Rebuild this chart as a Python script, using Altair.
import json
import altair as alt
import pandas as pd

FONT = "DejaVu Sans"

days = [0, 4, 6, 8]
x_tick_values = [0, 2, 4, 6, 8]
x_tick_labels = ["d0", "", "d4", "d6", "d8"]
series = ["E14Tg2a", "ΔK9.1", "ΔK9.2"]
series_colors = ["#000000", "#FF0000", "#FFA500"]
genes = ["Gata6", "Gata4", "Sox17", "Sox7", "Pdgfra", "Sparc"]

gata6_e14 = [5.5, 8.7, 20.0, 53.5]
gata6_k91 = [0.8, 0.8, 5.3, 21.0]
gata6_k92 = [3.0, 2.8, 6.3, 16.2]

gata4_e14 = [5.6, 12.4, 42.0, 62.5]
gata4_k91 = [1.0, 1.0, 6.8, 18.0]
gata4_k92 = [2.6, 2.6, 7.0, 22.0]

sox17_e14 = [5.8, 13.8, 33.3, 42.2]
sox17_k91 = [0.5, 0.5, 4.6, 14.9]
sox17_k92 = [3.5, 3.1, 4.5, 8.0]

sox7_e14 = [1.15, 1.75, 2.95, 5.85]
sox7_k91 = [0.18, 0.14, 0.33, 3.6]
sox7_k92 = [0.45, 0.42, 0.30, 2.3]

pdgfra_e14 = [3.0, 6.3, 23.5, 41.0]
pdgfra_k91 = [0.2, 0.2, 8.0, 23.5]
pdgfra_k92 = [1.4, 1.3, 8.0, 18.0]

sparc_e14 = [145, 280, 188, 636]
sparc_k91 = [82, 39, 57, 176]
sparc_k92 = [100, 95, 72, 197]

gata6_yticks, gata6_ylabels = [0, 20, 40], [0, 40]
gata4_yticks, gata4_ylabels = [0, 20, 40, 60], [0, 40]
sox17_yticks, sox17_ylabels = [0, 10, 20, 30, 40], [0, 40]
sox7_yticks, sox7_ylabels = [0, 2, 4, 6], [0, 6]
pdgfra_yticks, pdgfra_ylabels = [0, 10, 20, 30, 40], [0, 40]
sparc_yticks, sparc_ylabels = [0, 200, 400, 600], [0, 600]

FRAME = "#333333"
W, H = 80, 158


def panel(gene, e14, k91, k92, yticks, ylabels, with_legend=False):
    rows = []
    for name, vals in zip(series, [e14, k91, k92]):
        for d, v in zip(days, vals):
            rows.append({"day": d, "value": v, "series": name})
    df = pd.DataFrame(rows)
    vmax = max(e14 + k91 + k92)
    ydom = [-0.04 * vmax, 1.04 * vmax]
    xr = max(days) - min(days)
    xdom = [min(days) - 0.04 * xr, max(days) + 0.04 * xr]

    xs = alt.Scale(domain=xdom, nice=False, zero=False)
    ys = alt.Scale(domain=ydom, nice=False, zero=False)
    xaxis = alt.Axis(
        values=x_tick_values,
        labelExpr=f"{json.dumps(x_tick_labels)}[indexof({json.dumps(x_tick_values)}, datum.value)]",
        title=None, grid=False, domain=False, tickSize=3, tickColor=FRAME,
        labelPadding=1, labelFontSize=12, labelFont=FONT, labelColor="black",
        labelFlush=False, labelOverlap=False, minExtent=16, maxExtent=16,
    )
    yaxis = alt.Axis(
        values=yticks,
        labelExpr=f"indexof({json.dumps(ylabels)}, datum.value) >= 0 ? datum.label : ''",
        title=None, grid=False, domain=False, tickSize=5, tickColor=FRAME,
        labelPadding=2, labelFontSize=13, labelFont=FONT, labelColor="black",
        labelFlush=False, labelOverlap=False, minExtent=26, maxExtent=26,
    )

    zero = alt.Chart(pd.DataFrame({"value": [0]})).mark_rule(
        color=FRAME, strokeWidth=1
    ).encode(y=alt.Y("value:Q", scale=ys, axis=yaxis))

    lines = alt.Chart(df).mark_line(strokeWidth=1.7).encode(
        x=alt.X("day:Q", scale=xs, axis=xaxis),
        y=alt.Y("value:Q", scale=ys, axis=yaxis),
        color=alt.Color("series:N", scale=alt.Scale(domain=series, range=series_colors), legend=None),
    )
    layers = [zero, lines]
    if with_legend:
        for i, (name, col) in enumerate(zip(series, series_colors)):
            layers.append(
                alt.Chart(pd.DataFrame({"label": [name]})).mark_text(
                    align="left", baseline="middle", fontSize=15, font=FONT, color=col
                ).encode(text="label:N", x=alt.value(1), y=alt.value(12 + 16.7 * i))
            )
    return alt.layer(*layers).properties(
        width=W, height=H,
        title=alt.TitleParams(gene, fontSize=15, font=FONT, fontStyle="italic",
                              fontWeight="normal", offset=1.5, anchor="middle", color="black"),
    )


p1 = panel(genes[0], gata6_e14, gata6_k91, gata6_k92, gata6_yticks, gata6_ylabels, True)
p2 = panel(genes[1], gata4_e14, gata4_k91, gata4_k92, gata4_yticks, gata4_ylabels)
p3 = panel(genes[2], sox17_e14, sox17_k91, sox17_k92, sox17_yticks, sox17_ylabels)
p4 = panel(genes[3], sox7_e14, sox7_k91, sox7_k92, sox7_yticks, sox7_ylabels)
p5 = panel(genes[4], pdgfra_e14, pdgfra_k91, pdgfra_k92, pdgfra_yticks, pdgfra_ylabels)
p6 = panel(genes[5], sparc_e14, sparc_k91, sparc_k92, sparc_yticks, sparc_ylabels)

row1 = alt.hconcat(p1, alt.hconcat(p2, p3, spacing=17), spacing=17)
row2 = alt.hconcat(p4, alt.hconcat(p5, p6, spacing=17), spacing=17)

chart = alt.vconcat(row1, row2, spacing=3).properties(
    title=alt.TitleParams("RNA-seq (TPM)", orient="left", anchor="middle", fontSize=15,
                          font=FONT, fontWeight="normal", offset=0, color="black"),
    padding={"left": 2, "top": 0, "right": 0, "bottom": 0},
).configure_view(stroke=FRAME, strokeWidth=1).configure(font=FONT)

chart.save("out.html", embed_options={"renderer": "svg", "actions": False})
+--
• _Written instruction_
Beginning at the top of the data, please return every line until and including the line containing "pdgfra_k92 = [1.4, 1.3, 8.0, 18.0]", copied exactly, and nothing past it.

• _Result below_
Rebuild this chart as a Python script, using Altair.
import json
import altair as alt
import pandas as pd

FONT = "DejaVu Sans"

days = [0, 4, 6, 8]
x_tick_values = [0, 2, 4, 6, 8]
x_tick_labels = ["d0", "", "d4", "d6", "d8"]
series = ["E14Tg2a", "ΔK9.1", "ΔK9.2"]
series_colors = ["#000000", "#FF0000", "#FFA500"]
genes = ["Gata6", "Gata4", "Sox17", "Sox7", "Pdgfra", "Sparc"]

gata6_e14 = [5.5, 8.7, 20.0, 53.5]
gata6_k91 = [0.8, 0.8, 5.3, 21.0]
gata6_k92 = [3.0, 2.8, 6.3, 16.2]

gata4_e14 = [5.6, 12.4, 42.0, 62.5]
gata4_k91 = [1.0, 1.0, 6.8, 18.0]
gata4_k92 = [2.6, 2.6, 7.0, 22.0]

sox17_e14 = [5.8, 13.8, 33.3, 42.2]
sox17_k91 = [0.5, 0.5, 4.6, 14.9]
sox17_k92 = [3.5, 3.1, 4.5, 8.0]

sox7_e14 = [1.15, 1.75, 2.95, 5.85]
sox7_k91 = [0.18, 0.14, 0.33, 3.6]
sox7_k92 = [0.45, 0.42, 0.30, 2.3]

pdgfra_e14 = [3.0, 6.3, 23.5, 41.0]
pdgfra_k91 = [0.2, 0.2, 8.0, 23.5]
pdgfra_k92 = [1.4, 1.3, 8.0, 18.0]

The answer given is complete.